Watch for APYs above 20% with no clear revenue source, rewards denominated in protocol tokens at rates exceeding revenue, "real yield" claims that don't survive basic math, or LP incentives that exceed trading fee revenue by 5x+.
How This Gets Used
Sophisticated funds typically score projects on these criteria before taking a call:
| Factor | Pass | Yellow | Fail |
|---|---|---|---|
| Insider Allocation | <25% | 25-35% | >35% |
| Team Vesting | 4+ years | 2-4 years | <2 years |
| 2-Year Emissions | <40% | 40-60% | >60% |
| Token Utility | Clear, necessary | Moderate | Weak/none |
| Complexity | Simple | Moderate | Obfuscated |
| Value Accrual | Clear mechanism | Promised | None |
| Yield Sustainability | Revenue-backed | Partially | Pure emissions |
Two or more "Fail" ratings typically means no meeting scheduled.

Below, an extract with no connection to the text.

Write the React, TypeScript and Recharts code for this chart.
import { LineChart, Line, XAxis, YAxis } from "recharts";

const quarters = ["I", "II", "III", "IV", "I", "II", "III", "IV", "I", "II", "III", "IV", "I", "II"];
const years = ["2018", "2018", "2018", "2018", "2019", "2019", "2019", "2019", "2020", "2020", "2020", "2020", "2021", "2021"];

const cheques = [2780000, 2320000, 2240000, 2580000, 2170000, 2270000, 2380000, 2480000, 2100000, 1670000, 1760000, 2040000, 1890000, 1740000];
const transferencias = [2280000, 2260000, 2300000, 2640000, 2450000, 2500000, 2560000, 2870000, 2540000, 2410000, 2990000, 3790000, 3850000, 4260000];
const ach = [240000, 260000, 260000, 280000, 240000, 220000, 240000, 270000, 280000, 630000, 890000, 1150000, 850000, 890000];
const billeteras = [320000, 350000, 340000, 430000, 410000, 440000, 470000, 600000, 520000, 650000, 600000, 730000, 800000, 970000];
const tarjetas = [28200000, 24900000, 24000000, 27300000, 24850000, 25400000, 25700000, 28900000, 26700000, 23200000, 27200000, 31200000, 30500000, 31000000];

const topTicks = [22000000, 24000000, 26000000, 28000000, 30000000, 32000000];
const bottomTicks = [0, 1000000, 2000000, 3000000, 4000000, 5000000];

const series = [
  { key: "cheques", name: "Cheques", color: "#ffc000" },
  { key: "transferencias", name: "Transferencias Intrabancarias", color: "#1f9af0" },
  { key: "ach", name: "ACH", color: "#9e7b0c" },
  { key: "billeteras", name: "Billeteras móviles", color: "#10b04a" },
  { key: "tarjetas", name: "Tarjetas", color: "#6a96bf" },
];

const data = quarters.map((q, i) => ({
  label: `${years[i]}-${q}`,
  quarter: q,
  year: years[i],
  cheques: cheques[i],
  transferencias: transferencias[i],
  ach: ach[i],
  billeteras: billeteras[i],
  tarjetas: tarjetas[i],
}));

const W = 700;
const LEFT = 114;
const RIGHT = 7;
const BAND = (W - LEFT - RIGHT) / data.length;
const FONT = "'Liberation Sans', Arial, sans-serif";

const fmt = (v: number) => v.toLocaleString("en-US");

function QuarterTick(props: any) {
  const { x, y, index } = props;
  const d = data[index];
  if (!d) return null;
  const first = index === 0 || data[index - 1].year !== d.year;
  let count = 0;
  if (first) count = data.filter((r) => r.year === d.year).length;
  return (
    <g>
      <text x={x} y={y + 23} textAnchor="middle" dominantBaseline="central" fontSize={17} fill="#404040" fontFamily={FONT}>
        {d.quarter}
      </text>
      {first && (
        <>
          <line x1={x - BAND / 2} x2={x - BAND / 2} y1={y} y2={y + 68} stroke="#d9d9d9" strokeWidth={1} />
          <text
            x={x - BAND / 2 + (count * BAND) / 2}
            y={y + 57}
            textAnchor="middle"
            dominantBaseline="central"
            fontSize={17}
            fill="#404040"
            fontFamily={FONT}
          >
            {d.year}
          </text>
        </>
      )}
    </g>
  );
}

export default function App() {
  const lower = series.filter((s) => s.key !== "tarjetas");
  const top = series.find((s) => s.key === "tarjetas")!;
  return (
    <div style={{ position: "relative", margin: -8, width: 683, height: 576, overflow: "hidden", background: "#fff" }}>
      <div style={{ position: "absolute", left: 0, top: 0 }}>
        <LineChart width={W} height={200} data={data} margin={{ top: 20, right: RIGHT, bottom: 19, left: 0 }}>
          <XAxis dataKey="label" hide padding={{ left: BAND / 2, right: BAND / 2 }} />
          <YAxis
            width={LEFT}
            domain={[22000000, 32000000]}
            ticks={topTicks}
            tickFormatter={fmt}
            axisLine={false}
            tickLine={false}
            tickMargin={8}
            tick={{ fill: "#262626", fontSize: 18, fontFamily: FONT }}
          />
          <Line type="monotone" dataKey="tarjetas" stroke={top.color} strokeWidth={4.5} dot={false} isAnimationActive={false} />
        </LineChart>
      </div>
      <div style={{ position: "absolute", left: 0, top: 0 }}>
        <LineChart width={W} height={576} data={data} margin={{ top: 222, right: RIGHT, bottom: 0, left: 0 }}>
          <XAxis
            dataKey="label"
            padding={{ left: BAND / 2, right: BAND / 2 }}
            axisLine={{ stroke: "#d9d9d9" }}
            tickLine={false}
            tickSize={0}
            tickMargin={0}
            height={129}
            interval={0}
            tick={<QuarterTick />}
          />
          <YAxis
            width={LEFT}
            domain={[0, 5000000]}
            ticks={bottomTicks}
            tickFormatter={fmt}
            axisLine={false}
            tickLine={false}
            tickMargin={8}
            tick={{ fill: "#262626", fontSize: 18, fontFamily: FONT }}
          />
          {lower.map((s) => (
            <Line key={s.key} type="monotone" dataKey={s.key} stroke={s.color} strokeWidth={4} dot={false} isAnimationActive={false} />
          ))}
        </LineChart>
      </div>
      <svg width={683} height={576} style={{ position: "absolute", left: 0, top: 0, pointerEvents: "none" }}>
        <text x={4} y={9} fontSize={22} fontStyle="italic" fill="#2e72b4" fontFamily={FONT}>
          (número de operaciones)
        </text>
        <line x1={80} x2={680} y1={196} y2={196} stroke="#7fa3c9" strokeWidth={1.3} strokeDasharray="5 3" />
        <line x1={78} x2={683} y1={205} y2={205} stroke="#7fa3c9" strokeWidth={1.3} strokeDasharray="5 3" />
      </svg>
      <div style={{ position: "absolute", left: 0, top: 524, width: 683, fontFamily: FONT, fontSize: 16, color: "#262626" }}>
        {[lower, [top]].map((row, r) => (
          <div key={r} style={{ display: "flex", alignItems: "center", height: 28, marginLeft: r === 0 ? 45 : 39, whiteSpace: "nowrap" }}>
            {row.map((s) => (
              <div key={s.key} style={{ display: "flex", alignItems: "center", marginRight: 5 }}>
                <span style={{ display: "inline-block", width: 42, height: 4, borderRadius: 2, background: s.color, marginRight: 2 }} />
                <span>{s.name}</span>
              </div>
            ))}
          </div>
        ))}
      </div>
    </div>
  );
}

For Founders: Fixing Red Flags Before Raising
If your tokenomics have issues, address them before approaching investors.
Reduce insider allocation by moving tokens to ecosystem/community buckets with clear, specific distribution criteria. "Ecosystem" can't be a slush fund.
Extend vesting. Longer vesting signals confidence. Investors respect founders willing to lock alongside them.

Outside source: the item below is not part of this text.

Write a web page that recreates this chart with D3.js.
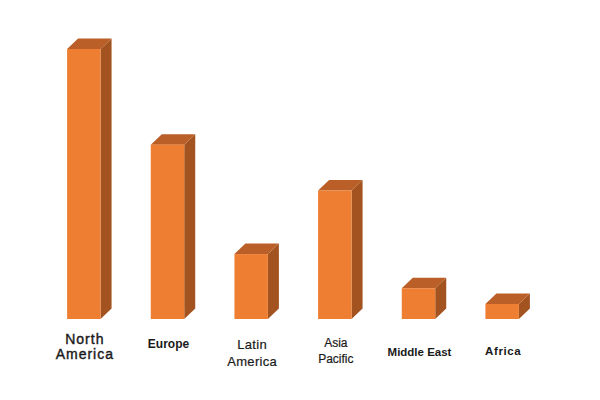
<!DOCTYPE html>
<html><head><meta charset="utf-8">
<script src="https://cdn.jsdelivr.net/npm/d3@7"></script>
<style>html,body{margin:0;padding:0;background:#fff;}svg{display:block;}</style>
</head><body>
<svg id="c" width="600" height="400"></svg>
<script>
const categories = ["North America","Europe","Latin America","Asia Pacific","Middle East","Africa"];
const values = [39.5, 25.5, 9.5, 18.8, 4.5, 2.2];
const labelLines = [["North","America"],["Europe"],["Latin","America"],["Asia","Pacific"],["Middle East"],["Africa"]];
const labelStyle = [
  {size:14, weight:"normal", y:343.5, ls:1, lh:15, sw:0.4},
  {size:12, weight:"bold", y:348, ls:0, lh:15, sw:0},
  {size:13, weight:"normal", y:349, ls:0.3, lh:16.5, sw:0.2},
  {size:12, weight:"normal", y:347, ls:0, lh:15.6, sw:0.2},
  {size:11.5, weight:"bold", y:356, ls:0, lh:15, sw:0},
  {size:11.5, weight:"bold", y:355, ls:0.6, lh:15, sw:0}
];

const svg = d3.select("#c");
const x = d3.scaleBand().domain(categories).range([42, 544]).paddingInner(0.6).paddingOuter(0.3);
const y = d3.scaleLinear().domain([0, 39.5]).range([319, 49]);
const dx = 11, dy = 10.5;
const frontCol = "#EE7E32", topCol = "#BA5F27", sideCol = "#A3531F";

const g = svg.append("g");
categories.forEach((c,i)=>{
  const x0 = x(c), w = x.bandwidth(), y0 = y(values[i]), yb = y(0);
  g.append("path").attr("d",`M${x0+w},${y0}L${x0+w+dx},${y0-dy}L${x0+w+dx},${yb-dy}L${x0+w},${yb}Z`).attr("fill",sideCol);
  g.append("path").attr("d",`M${x0},${y0}L${x0+dx},${y0-dy}L${x0+w+dx},${y0-dy}L${x0+w},${y0}Z`).attr("fill",topCol);
  g.append("rect").attr("x",x0).attr("y",y0).attr("width",w).attr("height",yb-y0).attr("fill",frontCol);
  const st = labelStyle[i];
  const t = g.append("text").attr("x",x0+w/2+1).attr("y",st.y).attr("text-anchor","middle")
    .attr("font-family","Liberation Sans, Arial, sans-serif").attr("font-size",st.size)
    .attr("font-weight",st.weight).attr("letter-spacing",st.ls).attr("fill","#1a1a1a")
    .attr("stroke", st.sw ? "#1a1a1a" : "none").attr("stroke-width", st.sw);
  labelLines[i].forEach((l,j)=>{
    t.append("tspan").attr("x",x0+w/2+1).attr("dy", j===0?0:st.lh).text(l);
  });
});
</script>
</body></html>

Smooth emissions by back-weighting the curve. If you must emit 50% in 2 years, make year 1 lighter than year 2.
Define utility. What specific action requires holding tokens? If you can't answer this, redesign before launching.
Add value accrual with a specific mechanism. "Governance will decide" isn't good enough.
Simplify. If the tokenomics doc is 40 pages, something is wrong.
Consider getting a tokenomics audit before raising. The issues above get flagged in due diligence regardless—better to address them proactively.
The Inverse: What Good Looks Like
Every red flag above has a green-flag counterpart. Insider allocation under 25% with 4-year vesting. Emissions that taper in proportion to organic demand growth. Token utility that creates structural buying pressure independent of speculation. Clear value accrual with a defined mechanism and timeline. Yields backed by real protocol revenue.
Projects that check all these boxes tend to be straightforward to evaluate because there's nothing to hide. The tokenomics fit on one page, the flows are intuitive, and the incentives point in the same direction as the protocol's success. That clarity is itself a signal.
Summary
These red flags exist because they predict failure. Excessive insider allocation leads to dumps. Short vesting enables extraction. Aggressive emissions cause dilution. Missing utility means no structural demand.
The patterns are consistent enough that funds have codified them into scoring frameworks. Projects that fail multiple criteria rarely get funded, and when they do, they rarely succeed.
Understanding these criteria helps founders design sustainable tokenomics from the start, and helps investors filter signal from noise.